1/Élie Barnavi:"Une science qui permet de toucher sinon toute la verité, du moins un pan de la verité. Jusqu'à une époque récente, la memoire avait valu surtout comme un matériau de l'historien. Le fait nouveau, c'est que, désormais, la mémoire s'émpare de l'Histoire. Ainsi l'Histoire est elle sommée de se mettre au service de la mémoire. Cette appropriation de l'Histoire par la mémoire me semble l'une des caractéristiques les plus graves de l'époque." "Uma ciência que permite alcançar senão toda a verdade, pelo menos uma fralda da verdade. Até uma época recente, a memória valia como material para o historiador. O facto novo é que, daqui em diante, a memória apoderou-se da História. Assim a História é intimada a se colocar ao serviço da memória. Esta apropriação da História pela memória, parece-me, uma das características mais importantes desta época."

2/Pierre Nora:"Ce qui découle dábord de la politisation de l'Histoire, c'est sa contemporanéisation.Par «contemporanéisatio», j'entends la transformation de l'Histoire en une zone sensible, tributaire des tragédies récents du XXe siécle. L'époque où les positivistes tenaient à distance l'histoire contemporaine, saturée à leur goût d'enjeux passionnels, semble,aujourd'hui révolue. Faire de l'Histoire, c'est faire de l'histoire contemporaine." " O que dimana em principio da politização da história, é a sua «comtemporanização». Por «comtemporanização» eu entendo a transformação da História numa zona sensivel, tributária das tragédias recentes do século XX. A época na qual os positivistas mantinham à distância a história comtemporânea, saturada a seu gosto de paradas/jogadas passionais, parece, hoje em dia, ultrapassado. Fazer a História é fazer história contemporânea."

3/Élie Barnavi: «Le mal qui ronge notre époque, c'est la confusion entre le rôle de l'historien et celui de l'ideólogue.» «O mal que atormenta a nossa época é a confusão entre o papel do historiador e o do ideólogo.»

4/ Pierre Nora: «La mémoire porte désormais une revendication particulariste, subjective et péremptoire, quand elle n'est pas terroriste.» « A memória traz consigo, de ora em diante,uma reinvidicação particularista, subjectiva e peremptória, quando ela não é terrorista.»
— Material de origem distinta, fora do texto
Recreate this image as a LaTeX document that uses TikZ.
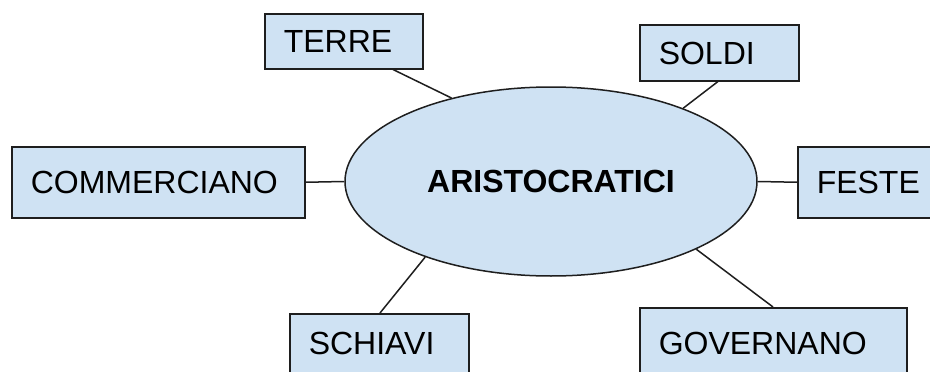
\documentclass[tikz,border=0pt]{standalone}
\usepackage{fontspec}
\setmainfont{Liberation Sans}
\usetikzlibrary{shapes.geometric}

\definecolor{boxblue}{HTML}{CFE2F3}
\definecolor{edgegray}{HTML}{1E1E1E}

\tikzset{
  box/.style={draw=edgegray, fill=boxblue, line width=1.5pt, rectangle, anchor=north west,
    align=left, inner xsep=19pt, text height=23pt, text depth=0pt,
    font=\fontsize{32}{37}\selectfont},
  link/.style={draw=edgegray, line width=1.5pt}
}

\begin{document}
\begin{tikzpicture}[x=1pt, y=-1pt]
      % Page frame
      \useasboundingbox (0,0) rectangle (930,372);
      \clip (0,0) rectangle (930,372);

      % Centre ellipse
      \node[ellipse, draw=edgegray, fill=boxblue, line width=1.5pt, inner sep=0pt,
        minimum width=412pt, minimum height=189pt,
        font=\fontsize{32}{37}\selectfont\bfseries] (aristo) at (551,181.5) {ARISTOCRATICI};

      % Boxes round it
      \node[box, text width=120pt, minimum height=55pt] (terre) at (264,13) {TERRE};
      \node[box, text width=121pt, minimum height=56pt] (soldi) at (639,24) {SOLDI};
      \node[box, text width=255pt, minimum height=71pt] (commerciano) at (11,146) {COMMERCIANO};
      \node[box, text width=140pt, minimum height=71pt] (feste) at (797,146) {FESTE};
      \node[box, text width=141pt, inner ysep=18pt, text depth=20pt] (schiavi) at (289,313) {SCHIAVI};
      \node[box, text width=229pt, inner ysep=24pt, text depth=10pt] (governano) at (639,307) {GOVERNANO};

      % Connectors
      \draw[link] ([xshift=129pt]terre.south west) -- (aristo.140);
      \draw[link] ([xshift=79pt]soldi.south west) -- (aristo.29.6);
      \draw[link] (commerciano.east) -- (aristo.west);
      \draw[link] (aristo.east) -- (feste.west);
      \draw[link] ([xshift=91pt]schiavi.north west) -- (aristo.211);
      \draw[link] ([xshift=134pt]governano.north west) -- (aristo.335.8);
    \end{tikzpicture}
\end{document}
Para já está feita a análise e alguma critica.

Quanto às Duas Vozes e às "...duas formas absolutamente opostas de olhar a relação..." só consegui descortinar o seguinte, e cito: "Pierre Nora: "Cela dit, contrairement à vous, je préfere au terme vérité historique, celui de realité. Pour bien souligner que la verité dont il s'agit est à la fois fragile et incertaine, et qu'elle relève d'un champ d'hypothèses."

O amor da verdade, a minha consciência e ainda porque me senti abusado, exigiram-me esta posição e este poste.

José Albergaria

2 comentários:

Rui Bebiano disse...

Algumas breves palavras sobre a crítica que José Albergaria faz a um post no qual procurei chamar a atenção para um artigo e sobretudo para um tema que carece de discussão.

Desde logo – e admito que uma leitura mais exigente colida com tal «ligeireza» – declarei no post que iria traduzir os destaques, da responsabilidade da revista, e não os passos completos da entrevista. Aceito que a opção possa ser discutível, ou contestável. Acontece frequentemente quando se escrevem pequenas notas que funcionam basicamente como notícias.

Depois, dado o seu percurso pessoal, o francês de José Albergaria será sem qualquer dúvida melhor que o meu. Mas nem sempre a transcrição literal – e nos discursos mais teoricizantes tal é particularmente notório – nos aproxima verdadeiramente o sentido do texto. Não sou partidário da «invenção», mas de uma tradução dinâmica capaz de adaptar o traduzido ao sentido que pode ser colhido na língua de destino.

Finalmente, na tradução da última frase por mim feita faltava, de facto, um «é» que é essencial para a sua compreensão e que já corrigi («quando não é terrorista»).

Agradeço a crítica e a atenção.

Rui Bebiano

Rui Bebiano disse...

Para encerrar, ainda o seguinte que por lapso não introduzi no comentário anterior: em qualquer conversa entre pessoas civilizadas, sobretudo quando elas são figuras públicas e o resultado é para ser divulgado, procuram-se pontos de aproximação e de consenso. As leituras muito distintas, no entanto, estão lá.